The elements of fraud are a misrepresentation, knowledge of its falsity, intent to defraud, i.e., to induce reliance, justifiable reliance, and resulting damage. (Watts v. Crocker–Citizens National Bank (1982) 132 Cal.App.3d 516, 522, fn. 2, 183 Cal.Rptr. 304.) The elements of negligent misrepresentation, a form of deceit, are misrepresentation of a past or existing material fact, without reasonable ground for believing it to be true, and with intent to induce another's reliance on the fact misrepresented; ignorance of the truth and justifiable reliance on the misrepresentation by the party to whom it was directed; and resulting damage. (Fox v. Pollack (1986) 181 Cal.App.3d 954, 962, 226 Cal.Rptr. 532.) The first and second causes of action of the cross-complaint allege each of the elements of fraud and negligent misrepresentation, respectively. To the extent the two theories of recovery are inconsistent, HBL is not thereby barred from pleading both.3 (See Roberts v. Ball, Hunt, Hart, Brown & Baerwitz, supra, 57 Cal.App.3d 104, 110, 128 Cal.Rptr. 901.)
The third and fourth causes of action of the cross complaint (labeled, respectively, “implied indemnity” and “apportionment”) allege: HBL was served with the complaint in this action wherein it is alleged that HBL is liable to plaintiff Austin for damages. The damages, if any, sustained by plaintiff were caused entirely by the acts and omissions of cross-defendants in negligently and/or fraudulently performing their duty as lawyers for plaintiff; any negligence and unlawful conduct on the part of HBL was passive and secondary to the negligence and unlawful conduct of cross-defendants. If HBL is found liable to plaintiff in the main action it is entitled to reasonable costs and expenses incurred in this lawsuit (third cause of action) and indemnification by cross-defendants for that portion of plaintiff's damages caused by them (fourth cause of action). “Although there can be no indemnity without joint and several liability by the prospective indemnitor and indemnitee [citation], indemnity does not require a ‘special’ relationship between the cotortfeasors. [Citation.] It only requires a significant difference in the kind or quality of the conduct of each tortfeasor.” (Cicone v. URS Corp., supra, 183 Cal.App.3d 194, 212, 227 Cal.Rptr. 887.) The allegations of the third and fourth causes of action satisfy that requirement.

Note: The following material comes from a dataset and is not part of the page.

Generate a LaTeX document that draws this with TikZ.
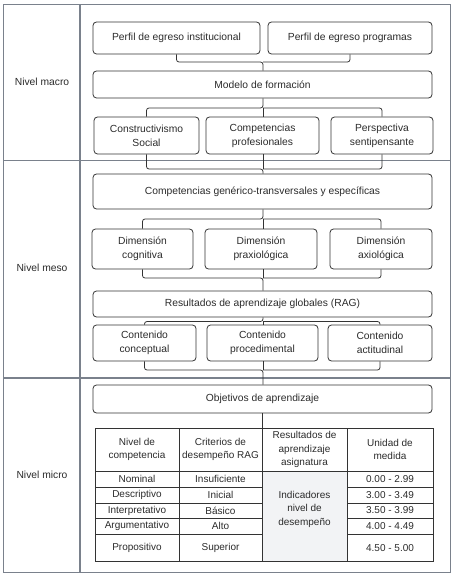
\documentclass[tikz,border=0pt]{standalone}
\usepackage{fontspec}
\setmainfont{Liberation Sans}
\usetikzlibrary{positioning,calc}
\definecolor{framec}{HTML}{7A818C}
\definecolor{linec}{HTML}{333333}
\definecolor{txtc}{HTML}{2B2B2B}
\definecolor{cellfill}{HTML}{F2F3F5}
\tikzset{
  box/.style={draw=linec, line width=0.8pt, rounded corners=3.5pt, align=center, inner sep=0pt,
    text=txtc, font=\fontsize{10.3}{14}\selectfont},
  conn/.style={draw=linec, line width=0.8pt, rounded corners=2.5pt},
  lvl/.style={text=txtc, font=\fontsize{10.3}{13}\selectfont},
  cell/.style={text=txtc, align=center, inner sep=0pt, font=\fontsize{10}{13.5}\selectfont},
  tline/.style={draw=linec, line width=0.7pt},
  frm/.style={draw=framec, line width=1.5pt}
}
\begin{document}
\begin{tikzpicture}[x=1pt,y=-1pt]
\useasboundingbox (0,0) rectangle (455,577);
% frame
\draw[frm] (3.5,4.5) rectangle (450.5,572.5);
\draw[frm] (80,4.5) -- (80,572.5);
\draw[frm] (3.5,160.5) -- (450.5,160.5);
\draw[frm] (3.5,378) -- (450.5,378);
% level labels
\node[lvl] (lmacro) at (42,82) {Nivel macro};
\node[lvl] (lmeso) at (42,268) {Nivel meso};
\node[lvl] (lmicro) at (42,475) {Nivel micro};
% macro
\node[box, minimum width=167pt, minimum height=32pt] (pi) at (176.5,38) {Perfil de egreso institucional};
\node[box, minimum width=164pt, minimum height=32pt] (pp) at (350,38) {Perfil de egreso programas};
\node[box, minimum width=339pt, minimum height=27pt] (mf) at (262.5,84.5) {Modelo de formación};
\node[box, minimum width=105pt, minimum height=37pt] (cs) at (146.5,135.5) {Constructivismo\\Social};
\node[box, minimum width=113pt, minimum height=37pt] (cp) at (262.5,135.5) {Competencias\\profesionales};
\node[box, minimum width=102pt, minimum height=37pt] (ps) at (382,135.5) {Perspectiva\\sentipensante};
% meso
\node[box, minimum width=339pt, minimum height=35pt] (cg) at (262.5,191.5) {Competencias genérico-transversales y específicas};
\node[box, minimum width=101pt, minimum height=40pt] (d1) at (142.5,249) {Dimensión\\cognitiva};
\node[box, minimum width=112pt, minimum height=40pt] (d2) at (261,249) {Dimensión\\praxiológica};
\node[box, minimum width=102pt, minimum height=40pt] (d3) at (381,249) {Dimensión\\axiológica};
\node[box, minimum width=339pt, minimum height=26pt] (rag) at (262.5,304) {Resultados de aprendizaje globales (RAG)};
\node[box, minimum width=103pt, minimum height=36pt] (c1) at (144.5,343) {Contenido\\conceptual};
\node[box, minimum width=111pt, minimum height=36pt] (c2) at (262.5,343) {Contenido\\procedimental};
\node[box, minimum width=104pt, minimum height=36pt] (c3) at (380,343) {Contenido\\actitudinal};
% micro
\node[box, minimum width=339pt, minimum height=28pt] (obj) at (262.5,399) {Objetivos de aprendizaje};
% connectors
\coordinate (j1) at (263,62);
\draw[conn] (pi.south) |- (j1) -- (j1 |- mf.north);
\draw[conn] (pp.south) |- (j1);
\coordinate (j2) at (263,108);
\draw[conn] (j2 |- mf.south) -- (j2) -| (cs.north);
\draw[conn] (j2) -| (ps.north);
\draw[conn] (j2) -- (j2 |- cp.north);
\coordinate (j3) at (263,169);
\draw[conn] (cs.south) |- (j3) -- (j3 |- cg.north);
\draw[conn] (ps.south) |- (j3);
\draw[conn] (j3 |- cp.south) -- (j3);
\coordinate (j4) at (263,219);
\draw[conn] (j4 |- cg.south) -- (j4) -| (d1.north);
\draw[conn] (j4) -| (d3.north);
\draw[conn] (j4) -- (j4 |- d2.north);
\coordinate (j5) at (263,278);
\draw[conn] (d1.south) |- (j5) -- (j5 |- rag.north);
\draw[conn] (d3.south) |- (j5);
\draw[conn] (j5 |- d2.south) -- (j5);
\coordinate (j6) at (263,321.5);
\draw[conn] (j6 |- rag.south) -- (j6) -| (c1.north);
\draw[conn] (j6) -| (c3.north);
\draw[conn] (j6) -- (j6 |- c2.north);
\coordinate (j7) at (263,370);
\draw[conn] (c1.south) |- (j7) -- (j7 |- obj.north);
\draw[conn] (c3.south) |- (j7);
\draw[conn] (j7 |- c2.south) -- (j7);
% table
\fill[cellfill] (262,471) rectangle (347,561);
\node[tline, draw, minimum width=338pt, minimum height=133pt, inner sep=0pt] (tbl) at (264,494.5) {};
\draw[conn] (obj.south) -- (obj.south |- tbl.north);
\foreach \xx in {179,262,347} \draw[tline] (\xx,428) -- (\xx,561);
\draw[tline] (95,471) -- (433,471);
\foreach \yy in {487,503,518,534} {
  \draw[tline] (95,\yy) -- (262,\yy);
  \draw[tline] (347,\yy) -- (433,\yy);
}
\node[cell] (h1) at (137,449.5) {Nivel de\\competencia};
\node[cell] (h2) at (220.5,449.5) {Criterios de\\desempeño RAG};
\node[cell] (h3) at (304.5,449.5) {Resultados de\\aprendizaje\\asignatura};
\node[cell] (h4) at (390,449.5) {Unidad de\\medida};
\node[cell] (r1a) at (137,479) {Nominal};
\node[cell] (r2a) at (137,495) {Descriptivo};
\node[cell] (r3a) at (137,510.5) {Interpretativo};
\node[cell] (r4a) at (137,526) {Argumentativo};
\node[cell] (r5a) at (137,548) {Propositivo};
\node[cell] (r1b) at (220.5,479) {Insuficiente};
\node[cell] (r2b) at (220.5,495) {Inicial};
\node[cell] (r3b) at (220.5,510.5) {Básico};
\node[cell] (r4b) at (220.5,526) {Alto};
\node[cell] (r5b) at (220.5,548) {Superior};
\node[cell] (ind) at (304.5,509) {Indicadores\\nivel de\\desempeño};
\node[cell] (r1d) at (390,479) {0.00 - 2.99};
\node[cell] (r2d) at (390,495) {3.00 - 3.49};
\node[cell] (r3d) at (390,510.5) {3.50 - 3.99};
\node[cell] (r4d) at (390,526) {4.00 - 4.49};
\node[cell] (r5d) at (390,548) {4.50 - 5.00};
\end{tikzpicture}
\end{document}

The demurrer was improperly sustained as to each cause of action of the cross-complaint.
The judgment dismissing the cross-complaint as to cross-defendant J & M is reversed. The trial court is directed to overrule J & M's demurrer to the cross-complaint and allow J & M a reasonable time within which to file an answer thereto. HBL shall recover its costs on appeal.
1. Actually HBL purports to appeal from the order sustaining demurrer without leave to amend. An order sustaining a demurrer is not appealable; the appeal must be taken from the ensuing judgment of dismissal. (Lavine v. Jessup (1957) 48 Cal.2d 611, 614, 311 P.2d 8.) It does not appear from the record on appeal that a judgment of dismissal was entered on the cross-complaint. However, in order to reach the merits of the appeal, we deem the order sustaining the demurrer to incorporate a judgment dismissing the cross-complaint as to J & M and treat the notice of appeal as applying to the judgment. (Farmers Ins. Exchange v. State of California (1985) 175 Cal.App.3d 494, 499, 221 Cal.Rptr. 225; Munoz v. Davis (1983) 141 Cal.App.3d 420, 431, 190 Cal.Rptr. 400.)Because the sustaining of the demurrer left no issue to be decided between HBL and demurring cross-defendant J & M, the judgment of dismissal is appealable even though the cross-action is still pending as to cross-defendant Nathan Ucuzoglu. (Buckaloo v. Johnson (1975) 14 Cal.3d 815, 821, fn. 3, 122 Cal.Rptr. 745, 537 P.2d 865; Gilbert v. Sacramento Unified School Dist. (1968) 258 Cal.App.2d 505, 508, 65 Cal.Rptr. 913.)
2. The letter, written on stationery bearing the letterhead of J & M and signed by Ucuzoglu, read: “TO WHOM IT MAY CONCERN: [¶] I have reviewed the papers concerning the loan requested by Mrs. Austin through HOME BUDGET LOAN [sic ]. I have explained to her that a lien is to be placed on her residence located at 217 W. Coca Street, Compton, California. Also I have explained the terms and I am satisfied that she understands and wishes to proceed with the transaction.”
3. While duty is not an element of fraud in the traditional sense, a duty is owed to others to refrain from intentionally tortious conduct. Accordingly, any inference arising from the trial court's order sustaining the demurrer that the element of duty bars HBL's cause of action for fraud is not supported by law. (See Cicone v. URS Corp. (1986) 183 Cal.App.3d 194, 202, 227 Cal.Rptr. 887.)
LILLIE, Presiding Justice.
FRED WOODS and NEWMAN,* JJ., concur.